» **Data block**:
□ □ □ □ □ □ □

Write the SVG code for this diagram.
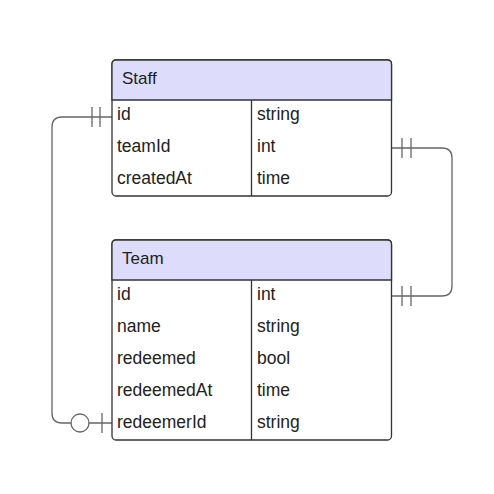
<svg xmlns="http://www.w3.org/2000/svg" width="494" height="494" viewBox="0 0 494 494">
<style>
.box{fill:#fff;stroke:#333;stroke-width:1.3}
.hdr{fill:#dddcfa;stroke:#333;stroke-width:1.3}
.ln{stroke:#333;stroke-width:1.3;fill:none}
.t{font-family:"Liberation Sans",Arial,sans-serif;font-size:17.5px;fill:#222}
.h{font-family:"Liberation Sans",Arial,sans-serif;font-size:17px;fill:#222}
.c{stroke:#666;stroke-width:1.3;fill:none}
</style>
<rect width="494" height="494" fill="#fff"/>
<g id="connectors">
<path class="c" d="M112 117 H62 Q52 117 52 127 V413 Q52 423 62 423 H112"/>
<line class="c" x1="92" y1="107" x2="92" y2="127"/>
<line class="c" x1="100" y1="107" x2="100" y2="127"/>
<circle cx="80" cy="423" r="9" fill="#fff" stroke="#666" stroke-width="1.3"/>
<line class="c" x1="102" y1="413" x2="102" y2="433"/>
<path class="c" d="M391 148 H442 Q452 148 452 158 V286 Q452 296 442 296 H391"/>
<line class="c" x1="402" y1="138" x2="402" y2="158"/>
<line class="c" x1="411" y1="138" x2="411" y2="158"/>
<line class="c" x1="402" y1="286" x2="402" y2="306"/>
<line class="c" x1="411" y1="286" x2="411" y2="306"/>
</g>
<g id="Staff">
<rect class="box" x="112" y="60" width="279.5" height="136" rx="4"/>
<path class="hdr" d="M112 100 V64 Q112 60 116 60 H387.5 Q391.5 60 391.5 64 V100 Z"/>
<line class="ln" x1="251.5" y1="100" x2="251.5" y2="196"/>
<text class="h" x="122" y="83.5">Staff</text>
<text class="t" x="117" y="120">id</text>
<text class="t" x="257" y="120">string</text>
<text class="t" x="117" y="152">teamId</text>
<text class="t" x="257" y="152">int</text>
<text class="t" x="117" y="184">createdAt</text>
<text class="t" x="257" y="184">time</text>
</g>
<g id="Team">
<rect class="box" x="112" y="240" width="279.5" height="200" rx="4"/>
<path class="hdr" d="M112 280 V244 Q112 240 116 240 H387.5 Q391.5 240 391.5 244 V280 Z"/>
<line class="ln" x1="251.5" y1="280" x2="251.5" y2="440"/>
<text class="h" x="122" y="263.5">Team</text>
<text class="t" x="117" y="300">id</text>
<text class="t" x="257" y="300">int</text>
<text class="t" x="117" y="332">name</text>
<text class="t" x="257" y="332">string</text>
<text class="t" x="117" y="364">redeemed</text>
<text class="t" x="257" y="364">bool</text>
<text class="t" x="117" y="396">redeemedAt</text>
<text class="t" x="257" y="396">time</text>
<text class="t" x="117" y="428">redeemerId</text>
<text class="t" x="257" y="428">string</text>
</g>
</svg>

□ □ □ □ □ □ □

» **Problem**: Using the data above, write out every line exactly, leaving the images behind.

» **Written solution**:
Write the SVG code for this diagram.
<svg xmlns="http://www.w3.org/2000/svg" width="494" height="494" viewBox="0 0 494 494">
<style>
.box{fill:#fff;stroke:#333;stroke-width:1.3}
.hdr{fill:#dddcfa;stroke:#333;stroke-width:1.3}
.ln{stroke:#333;stroke-width:1.3;fill:none}
.t{font-family:"Liberation Sans",Arial,sans-serif;font-size:17.5px;fill:#222}
.h{font-family:"Liberation Sans",Arial,sans-serif;font-size:17px;fill:#222}
.c{stroke:#666;stroke-width:1.3;fill:none}
</style>
<rect width="494" height="494" fill="#fff"/>
<g id="connectors">
<path class="c" d="M112 117 H62 Q52 117 52 127 V413 Q52 423 62 423 H112"/>
<line class="c" x1="92" y1="107" x2="92" y2="127"/>
<line class="c" x1="100" y1="107" x2="100" y2="127"/>
<circle cx="80" cy="423" r="9" fill="#fff" stroke="#666" stroke-width="1.3"/>
<line class="c" x1="102" y1="413" x2="102" y2="433"/>
<path class="c" d="M391 148 H442 Q452 148 452 158 V286 Q452 296 442 296 H391"/>
<line class="c" x1="402" y1="138" x2="402" y2="158"/>
<line class="c" x1="411" y1="138" x2="411" y2="158"/>
<line class="c" x1="402" y1="286" x2="402" y2="306"/>
<line class="c" x1="411" y1="286" x2="411" y2="306"/>
</g>
<g id="Staff">
<rect class="box" x="112" y="60" width="279.5" height="136" rx="4"/>
<path class="hdr" d="M112 100 V64 Q112 60 116 60 H387.5 Q391.5 60 391.5 64 V100 Z"/>
<line class="ln" x1="251.5" y1="100" x2="251.5" y2="196"/>
<text class="h" x="122" y="83.5">Staff</text>
<text class="t" x="117" y="120">id</text>
<text class="t" x="257" y="120">string</text>
<text class="t" x="117" y="152">teamId</text>
<text class="t" x="257" y="152">int</text>
<text class="t" x="117" y="184">createdAt</text>
<text class="t" x="257" y="184">time</text>
</g>
<g id="Team">
<rect class="box" x="112" y="240" width="279.5" height="200" rx="4"/>
<path class="hdr" d="M112 280 V244 Q112 240 116 240 H387.5 Q391.5 240 391.5 244 V280 Z"/>
<line class="ln" x1="251.5" y1="280" x2="251.5" y2="440"/>
<text class="h" x="122" y="263.5">Team</text>
<text class="t" x="117" y="300">id</text>
<text class="t" x="257" y="300">int</text>
<text class="t" x="117" y="332">name</text>
<text class="t" x="257" y="332">string</text>
<text class="t" x="117" y="364">redeemed</text>
<text class="t" x="257" y="364">bool</text>
<text class="t" x="117" y="396">redeemedAt</text>
<text class="t" x="257" y="396">time</text>
<text class="t" x="117" y="428">redeemerId</text>
<text class="t" x="257" y="428">string</text>
</g>
</svg>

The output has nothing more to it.